新型コロナ危機によってフィンテックの重要性が高まったといえるが、一方で、別の動きも出てきている。外出の自粛要請によって売上高が激減した飲食店などを中心に、キャッシュレス決済をやめ、現金取引に逆戻りするところが増えているのだ。
現金取引に戻した理由は、入金までのタイムラグである。クレジットカード決済の場合、事業者との契約にもよるが、販売した月の末日締めで、支払いは翌々月末というケースも珍しくない。業種によっては翌月入金というところもあるが、カード決済の場合、相応の時間がかかるのが現実である。
近年、普及が進んでいるスマホ決済サービスの場合、もっとも短いケースでは翌日払いに対応しているサービスもあるが、顧客がどの決済手段を用いるのか分からないので、事業者としては入金の日時と金額を事前に確定できない。
また、資金繰りに窮している事業者の場合、日々の家賃や仕入れの支払いに追われているので、数日の入金ズレが致命的な事態を引き起こす可能性もある。現金決済に戻すところが出てきても不思議ではない。
存続のために現金確保か、感染防止のためにキャッシュレス維持か
だが、感染が拡大している中で現金決済に切り換えることには、別のリスクを抱える可能性もある。

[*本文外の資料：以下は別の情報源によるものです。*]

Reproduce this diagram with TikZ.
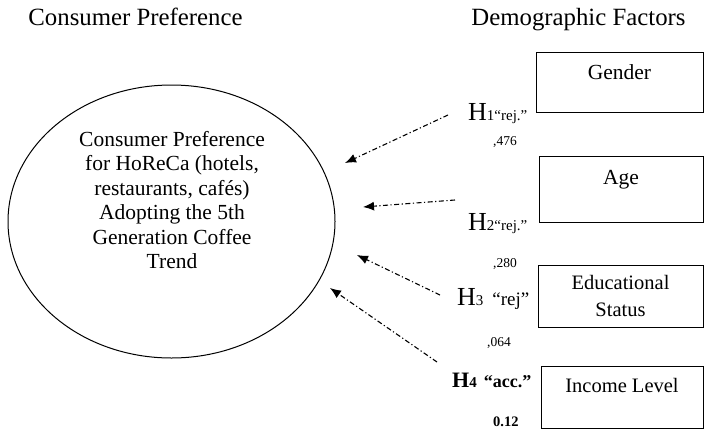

1つは新型コロナの感染の拡大であり、もう1つはキャッシュレス決済の利用を望む顧客を逃してしまうという機会損失である。
紙幣は身の回りにあるものの中でもっとも汚い部類に入るといわれており、一部ではトイレの便器なみに汚染されているとの指摘もある。当然のことだが、紙幣は不特定多数の人が触れるので、感染拡大の温床となりやすい。今回のコロナ危機に際して専門家の多くが、紙幣はできるだけ使わない方が良いと指摘しているほどだ。
いくら、小売店で「密」を防ぐ措置を行っても、大量の紙幣をやり取りしている状況では、その効果が半減するのは目に見えている。利用者の中にも、できるだけ紙幣を使いたくないという人が増えており、こうした人はキャッシュレス決済できる店舗での買い物を望むので、事業者が対応できる決済手段を現金オンリーにしてしまうと機会損失を引き起こす。
この問題は基本的に事業者に対する入金サイクルを短縮することで対応が可能である。日本ではクレジットカードの普及が遅れたこともあり、欧米のような競争環境が構築されなかった。このため、カード会社に有利な商習慣が続き、事業者に対する入金サイクルがなかなか改善されなかったという事情がある。
今回のコロナ危機をきっかけに、すべての決済事業者が即時入金に対応すれば、一連の問題は回避できるので、決済事業者各社には英断が求められている。